FOTO: NBA.com

Sono state 24 ore turbolente per i Dallas Mavericks: dopo il passo indietro di Donnie Nelson, GM dei Mavs dal 2005, è arrivato il momento dell’addio di Rick Carlisle, head coach di Dallas da 13 anni. Un addio decisamente imprevisto.

Dopo l’eliminazione contro i Clippers, sembravano esserci pochi dubbi riguardo la permanenza in Texas dell’allenatore, visti anche i due anni rimanenti di contratto e le parole di Mark Cuban, che qualche giorno prima aveva definito “sicura” la sua posizione sulla panchina di Dallas. “He isn’t going anywhere”.


Poi, nella giornata di ieri, la rottura.

“Dopo una serie di conversazioni avute con Mark Cuban nel corso dell’ultima settimana, oggi l’ho informato che non sarò l’allenatore dei Dallas Mavericks”, ha detto Carlisle a ESPN.

“E’ stata una mia decisione, mia soltanto. Insieme alla mia famiglia ho vissuto 13 anni incredibili qui, lavorando con persone fantastiche in una grande città come Dallas. È stato un onore lavorare al fianco di Mark, Cynt, Donnie, Fin, Keith, Dirk, J-Kidd e ogni giocatore e assistant coach. Dallas sarà sempre casa per me, ma sono contento di pensare al prossimo capitolo della mia carriera da allenatore”.

Come lasciato intendere dallo stesso Carlisle, dunque, a questo punto si tratta solo di capire quale sarà la sua prossima panchina. Le opzioni non mancano: Boston, Indiana, New Orleans, Orlando, Portland e Washington sono alla ricerca di un nuovo coach (e lo sarebbe anche Milwaukee, nel caso in cui Gara 7 contro Brooklyn dovesse andare male). Per tutte queste squadre, Carlisle dovrebbe essere già diventato uno dei primi nomi – se non il primo – sulla lista.
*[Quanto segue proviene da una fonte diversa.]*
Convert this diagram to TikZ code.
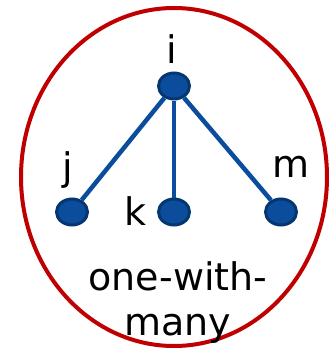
\documentclass[tikz,border=0pt]{standalone}
\usepackage{fontspec}
\setmainfont{DejaVu Sans}
\definecolor{rojo}{HTML}{C00000}
\definecolor{azul}{HTML}{0B4D9C}
\definecolor{azuloscuro}{HTML}{04366F}
\tikzset{
  punto/.style={ellipse, draw=azuloscuro, fill=azul, line width=3pt,
    minimum width=31pt, minimum height=26pt, inner sep=0pt},
  arista/.style={draw=azul, line width=4.5pt},
  etiqueta/.style={anchor=base, inner sep=0pt, font=\fontsize{38}{45}\selectfont}
}
\usetikzlibrary{shapes.geometric}
\begin{document}
\begin{tikzpicture}[x=1pt, y=-1pt]

  \useasboundingbox (0,0) rectangle (333,349);

  % Elipse grande
  \draw[rojo, line width=4pt] (174,177) ellipse (153pt and 169pt);

  % Puntos
  \node[punto] (ni) at (174,86) {};
  \node[punto] (nj) at (72,212) {};
  \node[punto] (nk) at (174,212) {};
  \node[punto] (nm) at (281,212) {};

  % Aristas
  \draw[arista] (ni) -- (nj);
  \draw[arista] (ni) -- (nk);
  \draw[arista] (ni) -- (nm);

  % Etiquetas
  \node[etiqueta] (li) at (172,63) {i};
  \node[etiqueta] (lj) at (68,180) {j};
  \node[etiqueta] (lk) at (136,225) {k};
  \node[etiqueta] (lm) at (291,177) {m};

  % Texto
  \node[etiqueta] (t1) at (178,290) {one-with-};
  \node[etiqueta] (t2) at (178,335) {many};

\end{tikzpicture}
\end{document}
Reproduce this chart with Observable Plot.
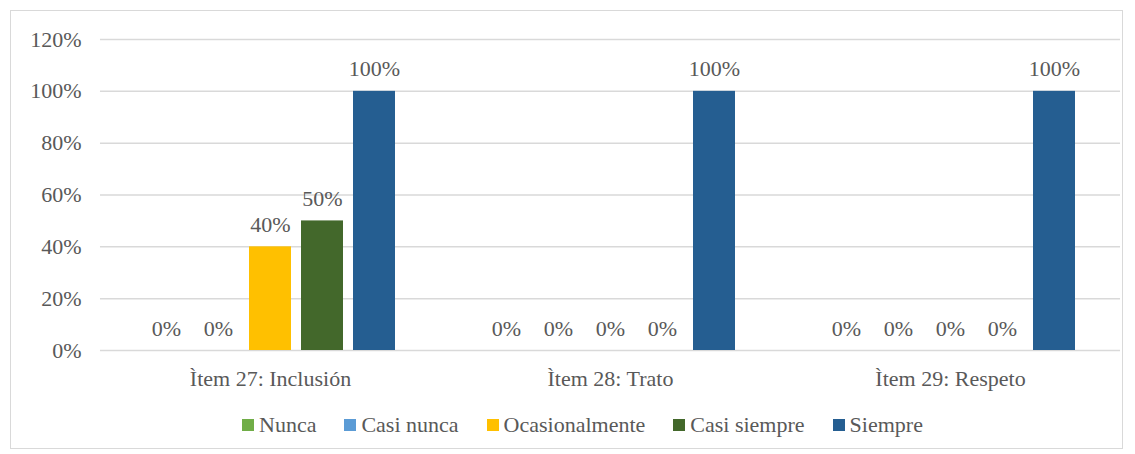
<!DOCTYPE html>
<html><head><meta charset="utf-8">
<script src="https://cdn.jsdelivr.net/npm/d3@7"></script>
<script src="https://cdn.jsdelivr.net/npm/@observablehq/plot@0.6"></script>
<style>
html,body{margin:0;padding:0;background:#fff;}
#box{position:absolute;left:10px;top:10px;width:1113px;height:439px;border:1px solid #d9d9d9;box-sizing:border-box;background:#fff;}
#legend{position:absolute;left:231px;top:397px;width:880px;}
#box svg, #box svg text, #legend, #legend * {font-family:"Liberation Serif",serif !important;}
.leg-swatches{justify-content:flex-start !important;}
.leg-swatch{margin-right:28px !important;}
.leg-swatch svg{margin-right:5px !important;}
</style>
</head><body>
<div id="box"><div id="chart"></div><div id="legend"></div></div>
<script>
const items = ["Ìtem 27: Inclusión", "Ìtem 28: Trato", "Ìtem 29: Respeto"];
const series = ["Nunca", "Casi nunca", "Ocasionalmente", "Casi siempre", "Siempre"];
const nunca = [0, 0, 0];
const casiNunca = [0, 0, 0];
const ocasionalmente = [40, 0, 0];
const casiSiempre = [50, 0, 0];
const siempre = [100, 100, 100];
const yTicks = [0, 20, 40, 60, 80, 100, 120];
const colors = ["#70AD47", "#5B9BD5", "#FFC000", "#43682B", "#255E91"];

const seriesValues = [nunca, casiNunca, ocasionalmente, casiSiempre, siempre];
const data = [];
items.forEach((it, i) => series.forEach((s, j) => data.push({item: it, serie: s, value: seriesValues[j][i]})));

const font = "Liberation Serif, serif";
const txt = "#595959";

const W = 1111, ML = 88, MR = 2;
const halfGap = ((W - ML - MR) / items.length) * 0.1;

const chart = Plot.plot({
  width: W,
  height: 392,
  marginLeft: ML,
  marginRight: MR,
  marginTop: 28,
  marginBottom: 53,
  style: {fontFamily: font, fontSize: "22px", color: txt, background: "transparent"},
  fx: {domain: items, paddingInner: 0.2, paddingOuter: 0.1, label: null, tickSize: 0, tickPadding: 20},
  x: {domain: series, padding: 0.2, axis: null},
  y: {domain: [0, 120], ticks: yTicks, tickFormat: d => d + "%", label: null, tickSize: 0, tickPadding: 19 + halfGap},
  color: {domain: series, range: colors},
  marks: [
    Plot.ruleY(yTicks, {stroke: "#d9d9d9", strokeWidth: 1.5, insetLeft: -halfGap, insetRight: -halfGap}),
    Plot.barY(data, {fx: "item", x: "serie", y: "value", fill: "serie"}),
    Plot.text(data, {fx: "item", x: "serie", y: "value", text: d => d.value + "%", dy: -22, fill: txt, fontSize: 22})
  ]
});
document.getElementById("chart").appendChild(chart);

const leg = Plot.legend({
  color: {domain: series, range: colors},
  legend: "swatches",
  swatchSize: 12,
  className: "leg",
  style: {fontFamily: font, fontSize: "22px", color: txt}
});
document.getElementById("legend").appendChild(leg);
</script>
</body></html>
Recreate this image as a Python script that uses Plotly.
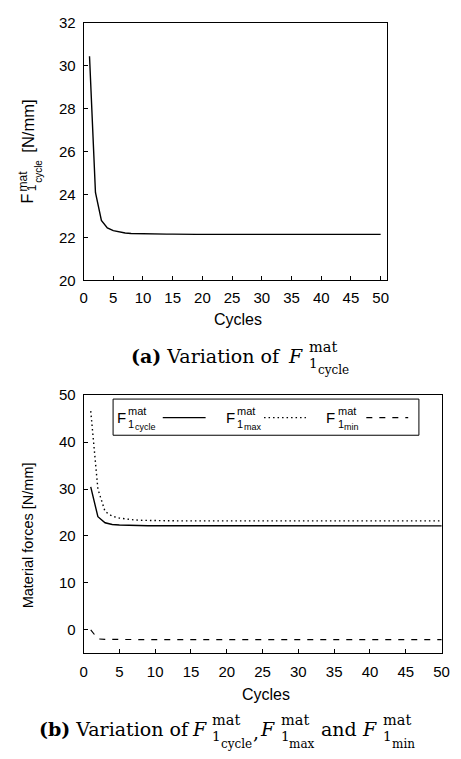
import plotly.graph_objects as go

# ---- data -------------------------------------------------------------
cycles = list(range(1, 51))

f1_cycle = [30.45, 24.10, 22.80, 22.45, 22.32, 22.25, 22.21, 22.19, 22.18, 22.17,
            22.17, 22.16, 22.16, 22.16, 22.16, 22.15, 22.15, 22.15, 22.15, 22.15,
            22.15, 22.15, 22.15, 22.15, 22.15, 22.15, 22.15, 22.15, 22.15, 22.15,
            22.15, 22.15, 22.15, 22.15, 22.15, 22.15, 22.15, 22.15, 22.15, 22.15,
            22.15, 22.15, 22.15, 22.15, 22.15, 22.15, 22.15, 22.15, 22.15, 22.15]

f1_max = [46.60, 30.00, 25.20, 24.20, 23.80, 23.55, 23.42, 23.33, 23.28, 23.25,
          23.23, 23.22, 23.21, 23.20, 23.20, 23.20, 23.20, 23.20, 23.20, 23.20,
          23.20, 23.20, 23.20, 23.20, 23.20, 23.20, 23.20, 23.20, 23.20, 23.20,
          23.20, 23.20, 23.20, 23.20, 23.20, 23.20, 23.20, 23.20, 23.20, 23.20,
          23.20, 23.20, 23.20, 23.20, 23.20, 23.20, 23.20, 23.20, 23.20, 23.20]

f1_min = [0.00, -1.95, -2.05, -2.08, -2.10, -2.10, -2.10, -2.10, -2.10, -2.10,
          -2.10, -2.10, -2.10, -2.10, -2.10, -2.10, -2.10, -2.10, -2.10, -2.10,
          -2.10, -2.10, -2.10, -2.10, -2.10, -2.10, -2.10, -2.10, -2.10, -2.10,
          -2.10, -2.10, -2.10, -2.10, -2.10, -2.10, -2.10, -2.10, -2.10, -2.10,
          -2.10, -2.10, -2.10, -2.10, -2.10, -2.10, -2.10, -2.10, -2.10, -2.10]

x_ticks = [0, 5, 10, 15, 20, 25, 30, 35, 40, 45, 50]
y_ticks_top = [20, 22, 24, 26, 28, 30, 32]
y_ticks_bottom = [0, 10, 20, 30, 40, 50]

# ---- page geometry ----------------------------------------------------
W, H = 461, 759
SANS = "Liberation Sans, Arial, sans-serif"
SERIF = "DejaVu Serif, serif"


def px(x):
    return x / W


def py(y):
    return 1 - y / H


fig = go.Figure()

solid = dict(color="black", width=1.4)
dotted = dict(color="black", width=1.4, dash="1.5px,3px")
dashed = dict(color="black", width=1.2, dash="6px,7px")

fig.add_trace(go.Scatter(x=cycles, y=f1_cycle, mode="lines", line=solid,
                         xaxis="x", yaxis="y", showlegend=False))
fig.add_trace(go.Scatter(x=cycles, y=f1_cycle, mode="lines", line=solid,
                         xaxis="x2", yaxis="y2", showlegend=False))
fig.add_trace(go.Scatter(x=cycles, y=f1_max, mode="lines", line=dotted,
                         xaxis="x2", yaxis="y2", showlegend=False))
fig.add_trace(go.Scatter(x=cycles, y=f1_min, mode="lines", line=dashed,
                         xaxis="x2", yaxis="y2", showlegend=False))

axis_common = dict(showgrid=False, zeroline=False, showline=True, linecolor="black",
                   linewidth=1, mirror=True, ticks="inside", ticklen=4,
                   tickcolor="black", tickwidth=1,
                   tickfont=dict(family=SANS, size=15, color="black"))

fig.update_layout(
    width=W, height=H, autosize=False,
    margin=dict(l=0, r=0, t=0, b=0),
    paper_bgcolor="white", plot_bgcolor="white",
    xaxis=dict(axis_common, domain=[px(81.7), px(393)], range=[0, 51.03],
               tickvals=x_ticks, anchor="y", ticklabelstandoff=4),
    yaxis=dict(axis_common, domain=[py(277.7), py(14.3)], range=[20, 32],
               tickvals=y_ticks_top, anchor="x", ticklabelstandoff=4),
    xaxis2=dict(axis_common, domain=[px(81.7), px(450)], range=[0, 50.1],
                tickvals=x_ticks, anchor="y2", ticklabelstandoff=5),
    yaxis2=dict(axis_common, domain=[py(659), py(395)], range=[-5, 50],
                tickvals=y_ticks_bottom, anchor="x2", ticklabelstandoff=4),
)

annotations = []


def txt(text, x, y, size, family=SANS, angle=0, xanchor="center"):
    annotations.append(dict(text=text, x=px(x), y=py(y), xref="paper", yref="paper",
                            xanchor=xanchor, yanchor="middle", showarrow=False,
                            textangle=angle, borderpad=0,
                            font=dict(family=family, size=size, color="black")))


def serif_f(x, y, sub):
    """Italic F with a stacked 'mat' superscript and a 1_<sub> subscript."""
    txt("<i>F</i>", x, y, 19, SERIF, xanchor="left")
    txt("mat", x + 21, y - 9.5, 14.5, SERIF, xanchor="left")
    txt("1", x + 21, y + 7, 13.5, SERIF, xanchor="left")
    txt(sub, x + 30, y + 14.5, 12, SERIF, xanchor="left")


# top panel y title: F^mat_{1_cycle} [N/mm]
txt("F", 24.5, 194, 16, angle=-90)
txt("mat", 20, 176, 12, angle=-90)
txt("1", 29, 183, 12, angle=-90)
txt("cycle", 35.5, 166, 10, angle=-90)
txt("[N/mm]", 25, 120, 16.5, angle=-90)

# axis titles
txt("Cycles", 240, 318, 16)
txt("Cycles", 269, 701, 16)
txt("Material forces [N/mm]", 25, 538, 14.5, angle=-90)

# caption (a)
txt("<b>(a)</b> Variation of", 129, 355, 19, SERIF, xanchor="left")
serif_f(291, 355, "cycle")

# caption (b)
txt("<b>(b)</b> Variation of", 35, 737, 19, SERIF, xanchor="left")
serif_f(192, 737, "cycle")
txt(",", 255, 740, 19, SERIF, xanchor="left")
serif_f(262, 737, "max")
txt("and", 324, 737, 19, SERIF, xanchor="left")
serif_f(367, 737, "min")

# legend entries of the lower panel: label first, line sample after it
legend_items = [
    (115, "cycle", 163, 207, solid),
    (227, "max", 267, 310, dotted),
    (330, "min", 372, 415, dashed),
]
shapes = [dict(type="rect", xref="paper", yref="paper",
               x0=px(112), x1=px(426), y0=py(436), y1=py(399),
               line=dict(color="black", width=1), fillcolor="white", layer="above")]
for x0, sub, lx0, lx1, style in legend_items:
    txt("F", x0, 417.5, 15, xanchor="left")
    txt("mat", x0 + 11.5, 411, 11, xanchor="left")
    txt("1", x0 + 11.5, 424, 11, xanchor="left")
    txt(sub, x0 + 18, 428, 9, xanchor="left")
    shapes.append(dict(type="line", xref="paper", yref="paper",
                       x0=px(lx0), x1=px(lx1), y0=py(418), y1=py(418),
                       line=style, layer="above"))

fig.update_layout(annotations=annotations, shapes=shapes)

fig.write_html("out.html")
Quanto a Dallas, invece, quello di Carlisle è l’addio (imprevisto) di una colonna portante dell’organizzazione, la (brusca) fine di un’era. Un momento di rottura che arriva – causalmente più che casualmente – in un frangente particolare: Luka Doncic il 2 agosto sarà infatti eleggibile per una supermax extension da più di 200 milioni di dollari in 5 anni, che si attiverebbe dal 2022/23. “Credo sappiate già quello che farò”, aveva detto nella sua ultima media availability della stagione.


FOTO: NBA.com

Proprio Doncic sembra che abbia avuto un ruolo non marginale, anzi, nella questione. Negli ultimi mesi, secondo quanto riportato da Adrian Wojnarowski e Tim MacMahon (ESPN), la tensione tra lo sloveno e Carlisle ha gradualmente iniziato a destare preoccupazioni all’interno dell’organizzazione, soprattutto in occasione di alcune discussioni tra i due davanti al resto del coaching staff e della squadra.

Sarà interessante, a questo punto, seguire gli sviluppi della vicenda, viste le tensioni presenti anche in altri ambiti del front office, come riportato negli ultimi giorni da Tim Cato e Sam Amick (The Athletic) riguardo al controverso ruolo di Haralabos Voulgaris, “la voce più ascoltata all’interno dei Mavs”, mal sopportato da alcuni giocatori tra cui, in primis, Doncic.

Prima di ogni altra cosa, ci sarà da ricomporre il puzzle a livello dirigenziale. Mark Cuban ha chiarito che si cercherà un nuovo capo delle Basketball Operations prima di scegliere il prossimo head coach. Un fronte su cui i Mavs, per ESPN, sono già al lavoro, affiancati dalla società di consulenza Mike Forde’s Sportsology, partner consultato spesso negli ultimi anni da franchigie NBA alla ricerca di un nuovo General Manager.

Successivamente, sarà il momento di provvedere alla scelta dell’allenatore. E se quest’utimo fosse l’assistant coach Jamahl Mosley, come riportato da Tim MacMahon, non sarebbe una sorpresa: non è da escludere una decisione allineata con la visione di Doncic, insomma, in vista dell’estensione contrattuale.

Gli altri nomi emersi nelle prime ore sono gli stessi che stanno circolando in queste settimane per le tante panchine NBA ancora vacanti – in primis: Becky Hammon, Terry Stotts e Jason Kidd.

Per il momento, però, sono inevitabilmente delle semplici suggestioni. Il post-Carlisle è appena iniziato, all’improvviso, e per Dallas sarà necessario del tempo perché prenda forma.